For this he was condemned to be hanged; but "before he turned of the lather," he desired to speak privately with the President, and thereupon accused Mr. Kendall--who had been released from the pinnace when Wingfield was sent aboard--of mutiny. Read escaped. Kendall was convicted of mutiny and shot to death. In arrest of judgment he objected that the President had no authority to pronounce judgment because his name was Sicklemore and not Ratcliffe. This was true, and Mr. Martin pronounced the sentence. In his "True Relation," Smith agrees with this statement of the death of Kendall, and says that he was tried by a jury. It illustrates the general looseness of the "General Historie," written and compiled many years afterwards, that this transaction there appears as follows: "Wingfield and Kendall being in disgrace, seeing all things at random in the absence of Smith, the company's dislike of their President's weakness, and their small love to Martin's never-mending sickness, strengthened themselves with the sailors and other confederates to regain their power, control, and authority, or at least such meanes aboard the pinnace (being fitted to sail as Smith had appointed for trade) to alter her course and to goe for England.
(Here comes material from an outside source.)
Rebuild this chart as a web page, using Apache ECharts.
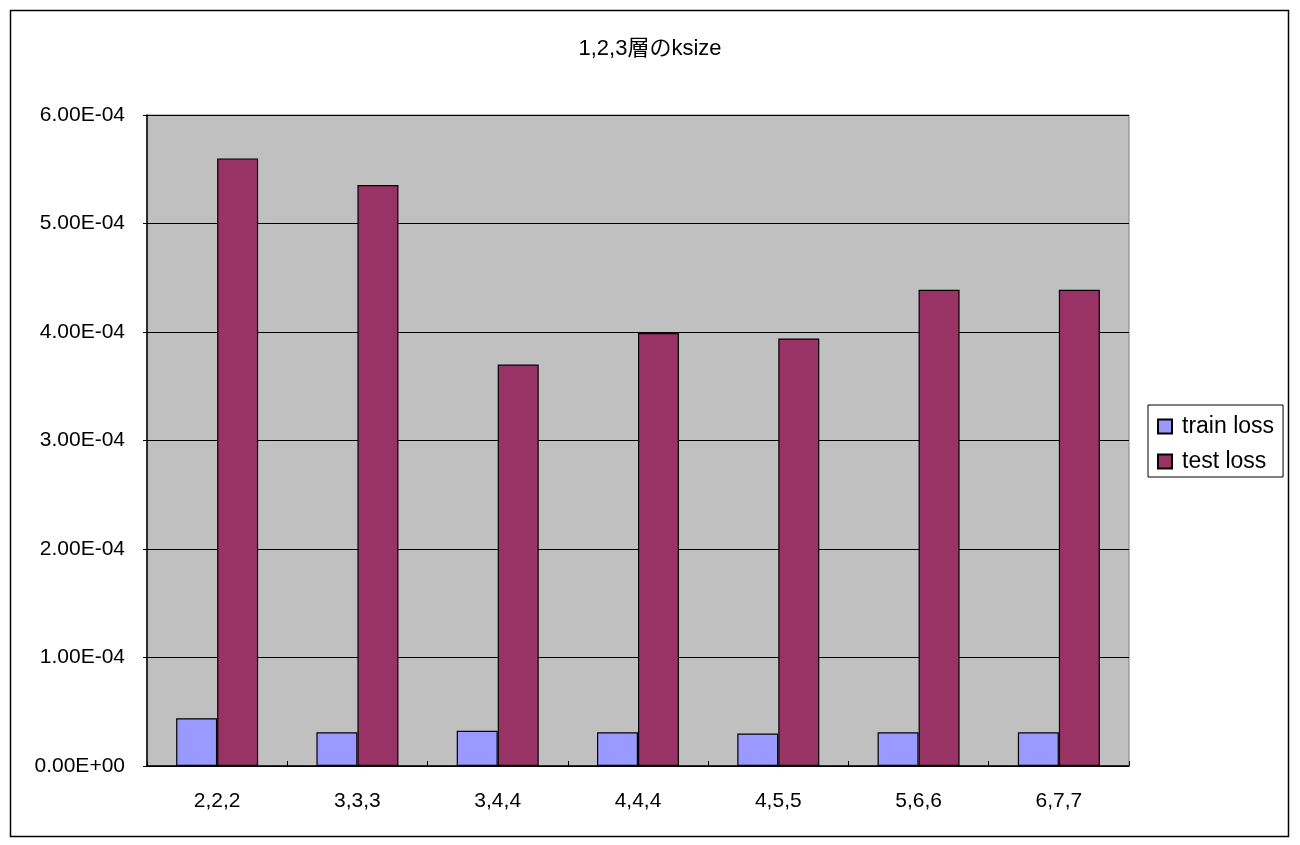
<!DOCTYPE html>
<html><head><meta charset="utf-8">
<script src="https://cdn.jsdelivr.net/npm/echarts@6/dist/echarts.min.js"></script>
<style>html,body{margin:0;padding:0;background:#fff}#c{width:1300px;height:845px}</style>
</head><body><div id="c"></div>
<script>
const title = '1,2,3層のksize';
const categories = ['2,2,2','3,3,3','3,4,4','4,4,4','4,5,5','5,6,6','6,7,7'];
const trainLoss = [0.44e-4, 0.31e-4, 0.325e-4, 0.31e-4, 0.30e-4, 0.31e-4, 0.31e-4];
const testLoss = [5.60e-4, 5.355e-4, 3.70e-4, 3.99e-4, 3.94e-4, 4.39e-4, 4.39e-4];
const seriesNames = ['train loss', 'test loss'];

const FONT = '"Liberation Sans", "Noto Sans CJK JP", sans-serif';
function fmt(v){
  if (Math.abs(v) < 1e-12) return '0.00E+00';
  let s = v.toExponential(2).toUpperCase();
  return s.replace(/E([+-])(\d)$/, 'E$10$2');
}
const chart = echarts.init(document.getElementById('c'));
chart.setOption({
  animation: false,
  backgroundColor: '#ffffff',
  title: { text: title, left: 'center', top: 33, textStyle: { fontFamily: FONT, fontSize: 22, fontWeight: 'normal', color: '#000' } },
  graphic: [{ type: 'rect', shape: { x: 10.5, y: 10.5, width: 1278, height: 826 }, style: { fill: 'none', stroke: '#000', lineWidth: 1.5 }, silent: true, z: -1 }],
  grid: { left: 147, right: 171, top: 115, bottom: 79, show: true, backgroundColor: '#c0c0c0', borderColor: '#808080', borderWidth: 1 },
  legend: {
    data: seriesNames, orient: 'vertical', left: 1148, top: 405,
    itemWidth: 14, itemHeight: 14, itemGap: 12, icon: 'rect',
    padding: [10, 9, 4, 9], borderColor: '#000', borderWidth: 1,
    textStyle: { fontFamily: FONT, fontSize: 23, color: '#000', lineHeight: 22, padding: [0, 0, 0, 5] }
  },
  xAxis: {
    type: 'category', data: categories,
    axisLine: { lineStyle: { color: '#000', width: 1.5 } },
    axisTick: { show: true, inside: true, length: 5, lineStyle: { color: '#000' } },
    axisLabel: { fontFamily: FONT, fontSize: 21, color: '#000', margin: 25 }
  },
  yAxis: {
    type: 'value', min: 0, max: 6e-4, interval: 1e-4,
    axisLine: { show: true, lineStyle: { color: '#000', width: 1.5 } },
    axisTick: { show: true, length: 4, lineStyle: { color: '#000' } },
    splitLine: { lineStyle: { color: '#000', width: 1 } },
    axisLabel: { fontFamily: FONT, fontSize: 21, color: '#000', margin: 22, padding: [8, 0, 0, 0], formatter: fmt }
  },
  series: [
    { name: seriesNames[0], type: 'bar', data: trainLoss, barWidth: 41, barGap: '0%',
      itemStyle: { color: '#9999ff', borderColor: '#000', borderWidth: 1.2 } },
    { name: seriesNames[1], type: 'bar', data: testLoss, barWidth: 41, barGap: '0%',
      itemStyle: { color: '#993366', borderColor: '#000', borderWidth: 1.2 } }
  ]
});
</script></body></html>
Smiith unexpectedly returning had the plot discovered to him, much trouble he had to prevent it, till with store of sakre and musket-shot he forced them to stay or sink in the river, which action cost the life of Captain Kendall."

In a following sentence he says: "The President [Ratcliffe] and Captain Archer not long after intended also to have abandoned the country, which project also was curbed and suppressed by Smith." Smith was always suppressing attempts at flight, according to his own story, unconfirmed by any other writers. He had before accused President Wingfield of a design to escape in the pinnace.

Communications were evidently exchanged with Mr. Wingfield on the pinnace, and the President was evidently ill at ease about him. One day he was summoned ashore, but declined to go, and requested an interview with ten gentlemen. To those who came off to him he said that he had determined to go to England to make known the weakness of the colony, that he could not live under the laws and usurpations of the Triumvirate; however, if the President and Mr. Archer would go, he was willing to stay and take his fortune with the colony, or he would contribute one hundred pounds towards taking the colony home. "They did like none of my proffers, but made divers shott at uss in the pynnasse." Thereupon he went ashore and had a conference.